Die politischen Begriffe Verhältnisse und Gesellschaftsordnung sind, absichtlich oder unabsichtlich und affirmativ in beiden Fällen, nicht ohne innere Struktur und Richtung angeordnet. Die Begriffe Anmerkungen und Bekenntnisse sind eingebettet in einem theologisch fundierten Gesamtzusammenhang, der vage angedeutet ist durch "zugrunde liegende Werte"

Man muss keine intellektuelle Glanzleistung hinlegen, um diese zugrunde liegenden Werte einer abendländisch christlichen Gesellschaft zu zuschreiben. Auch als Journalist nicht. Es ist davon auszugehen, daß es auch genau so gemeint war, da es sonst noch phrasenhafter und unkonkreter daherkäme. Was zählt scheint jedoch der Klang einer warenästhetisierten Sprache:

"Vor allem besonderen Inhalt modelt ihre Sprache den Gedanken so, daß er dem Ziel von Unterwerfung sich anbequemt" (Adorno).

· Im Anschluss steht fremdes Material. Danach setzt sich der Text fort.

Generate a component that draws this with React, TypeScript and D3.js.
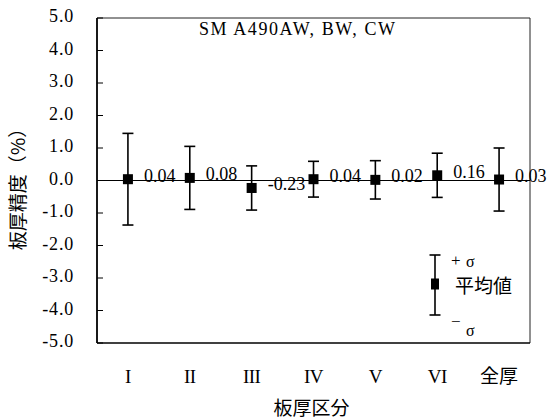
import React from "react";
import * as d3 from "d3";

// Plate-thickness accuracy by thickness class (mean ± σ, %)
const categories = ["I", "II", "III", "IV", "V", "VI", "全厚"];
const means = [0.04, 0.08, -0.23, 0.04, 0.02, 0.16, 0.03];
const sigmas = [1.41, 0.97, 0.68, 0.55, 0.59, 0.68, 0.97];
const yTicks = [5, 4, 3, 2, 1, 0, -1, -2, -3, -4, -5];

const W = 559;
const H = 420;
const plot = { left: 97, right: 530, top: 18, bottom: 343 };

const SERIF = "'Liberation Serif', 'Times New Roman', serif";
const CJK = "'Noto Sans CJK JP', 'Noto Sans', sans-serif";

export default function App() {
  const x = d3
    .scaleBand<string>()
    .domain(categories)
    .range([plot.left, plot.right]);
  const y = d3.scaleLinear().domain([-5, 5]).range([plot.bottom, plot.top]);
  const cx = (c: string) => (x(c) ?? 0) + x.bandwidth() / 2;
  const fmt = (v: number) => v.toFixed(2);
  const cap = 5.5;
  const mk = 10;

  // legend geometry
  const lgX = 435;
  const lgTop = 255;
  const lgBot = 315;
  const lgMid = 284;

  return (
    <svg
      width={W}
      height={H}
      style={{ position: "absolute", left: 0, top: 0, background: "#fff" }}
    >
      <rect x={0} y={0} width={W} height={H} fill="#fff" />

      {/* frame */}
      <line x1={plot.left} x2={plot.right} y1={plot.top} y2={plot.top} stroke="#222" strokeWidth={1} />
      <line x1={plot.right} x2={plot.right} y1={plot.top} y2={plot.bottom} stroke="#222" strokeWidth={1} />
      <line x1={plot.left} x2={plot.right} y1={plot.bottom} y2={plot.bottom} stroke="#000" strokeWidth={1.6} />
      <line x1={plot.left} x2={plot.left} y1={plot.top} y2={plot.bottom} stroke="#000" strokeWidth={1.8} />

      {/* y ticks (inside) and labels */}
      {yTicks.map((t) => (
        <g key={t}>
          <line x1={plot.left} x2={plot.left + 6} y1={y(t)} y2={y(t)} stroke="#000" strokeWidth={1} />
          <text
            x={74}
            y={y(t) - 2}
            dy="0.35em"
            textAnchor="end"
            fontFamily={SERIF}
            fontSize={18}
            letterSpacing={0.8}
            fill="#000"
          >
            {t.toFixed(1)}
          </text>
        </g>
      ))}

      {/* zero line */}
      <line x1={plot.left} x2={plot.right} y1={y(0)} y2={y(0)} stroke="#000" strokeWidth={1} />

      {/* title */}
      <text
        x={199}
        y={35}
        fontFamily={SERIF}
        fontSize={18}
        textLength={196}
        lengthAdjust="spacing"
        fill="#000"
      >
        SM A490AW, BW, CW
      </text>

      {/* error bars, means, value labels */}
      {categories.map((c, i) => {
        const px = cx(c);
        const m = means[i];
        const s = sigmas[i];
        return (
          <g key={c}>
            <line x1={px} x2={px} y1={y(m + s)} y2={y(m - s)} stroke="#000" strokeWidth={1.6} />
            <line x1={px - cap} x2={px + cap} y1={y(m + s)} y2={y(m + s)} stroke="#000" strokeWidth={1.6} />
            <line x1={px - cap} x2={px + cap} y1={y(m - s)} y2={y(m - s)} stroke="#000" strokeWidth={1.6} />
            <rect x={px - mk / 2} y={y(m) - mk / 2} width={mk} height={mk} fill="#000" />
            <text
              x={px + 16}
              y={y(m) - 4}
              dy="0.35em"
              fontFamily={SERIF}
              fontSize={18}
              fill="#000"
            >
              {fmt(m)}
            </text>
          </g>
        );
      })}

      {/* x category labels */}
      {categories.map((c) => (
        <text
          key={c}
          x={cx(c)}
          y={376.5}
          dy="0.35em"
          textAnchor="middle"
          fontFamily={c === "全厚" ? CJK : SERIF}
          fontSize={19}
          letterSpacing={c === "全厚" ? 0 : -0.5}
          fill="#000"
        >
          {c}
        </text>
      ))}

      {/* legend */}
      <line x1={lgX} x2={lgX} y1={lgTop} y2={lgBot} stroke="#000" strokeWidth={1.6} />
      <line x1={lgX - cap} x2={lgX + cap} y1={lgTop} y2={lgTop} stroke="#000" strokeWidth={1.6} />
      <line x1={lgX - cap} x2={lgX + cap} y1={lgBot} y2={lgBot} stroke="#000" strokeWidth={1.6} />
      <rect x={lgX - 4} y={lgMid - 5.5} width={8} height={11} fill="#000" />
      <text x={451} y={260} dy="0.35em" fontFamily={SERIF} fontSize={17} fill="#000">
        +
      </text>
      <text x={466} y={261} dy="0.35em" fontFamily={SERIF} fontSize={16} fill="#000">
        σ
      </text>
      <text x={455} y={286} dy="0.35em" fontFamily={CJK} fontSize={19} fill="#000">
        平均値
      </text>
      <text x={451} y={321} dy="0.35em" fontFamily={SERIF} fontSize={17} fill="#000">
        −
      </text>
      <text x={466} y={330} dy="0.35em" fontFamily={SERIF} fontSize={16} fill="#000">
        σ
      </text>

      {/* axis titles */}
      <text
        transform={`translate(18.5, 184.5) rotate(-90)`}
        textAnchor="middle"
        dy="0.35em"
        fontFamily={CJK}
        fontSize={19}
        fill="#000"
      >
        板厚精度（%）
      </text>
      <text x={311.5} y={408.5} dy="0.35em" textAnchor="middle" fontFamily={CJK} fontSize={19} fill="#000">
        板厚区分
      </text>
    </svg>
  );
}
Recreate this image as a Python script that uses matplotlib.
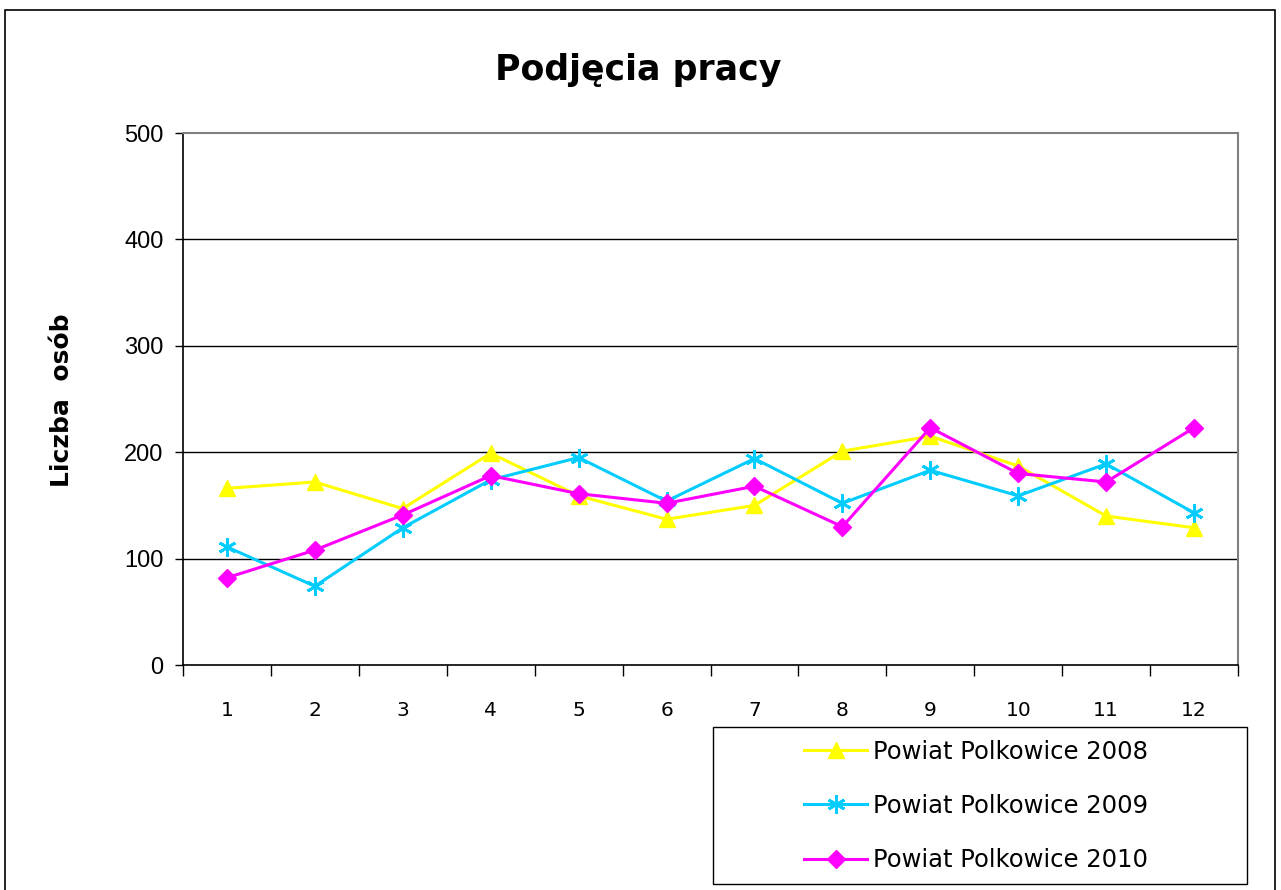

Was hier unterschrieben werden darf, ist die affirmative Unterwürfigkeit in herrschenden Verhältnissen, die mittels unkonkreter Sprache einen servilen Positivismus von allen einfordert, ein Bekenntnis zu dem was ist und was zu sein hat. Man hat diese servile Unterwürfigkeit unter die "heutigen" Verhältnisse selbst in randständigen "Anmerkungen" zu erbringen oder man macht sich verdächtig, gehört nicht dazu ist "nicht eigentlich genug" (Adorno).

Wer Ordnung und Verhältnisse mit einem Fragezeichen versieht, ist Extremist und bewegt sich am Rand derselben, neuerdings auch gleichzeitig an beiden links und rechts der Mitte.

Robert Kurz hat das zitierend in seinem SWR-Wissen Redebeitrag "Bildungsproletariat und Elitenbildung" exakt als "Ergebenheit und heiteres Ertragen" gegenüber den Verhältnissen benannt. Es soll eine Art "laissez unfair" zwischen dem ökonomischen Oben und Unten herrschen, in einer Kultur, die eine kapitalistische ist, deren Werte man sich, ohne störende radikalkritische Analysen von herrschenden Verhältnissen und Ordnungen, durch positive Anmerkungen und Bekenntnisse gegenseitig zu bestätigen und ohne Vertragseinsicht zu unterschreiben hat in der Sprache der Charaktermasken eines automatischen Subjekts.

Es ist die Theologie des Geldes im Jargon von Glaubensbekenntnissen. Häretiker werden öffentlich angeprangert. Bloß nicht auffallen mit dem abweichenden "ich" lautet die Parole, denn das "es" der Verhältnisse herrscht überall.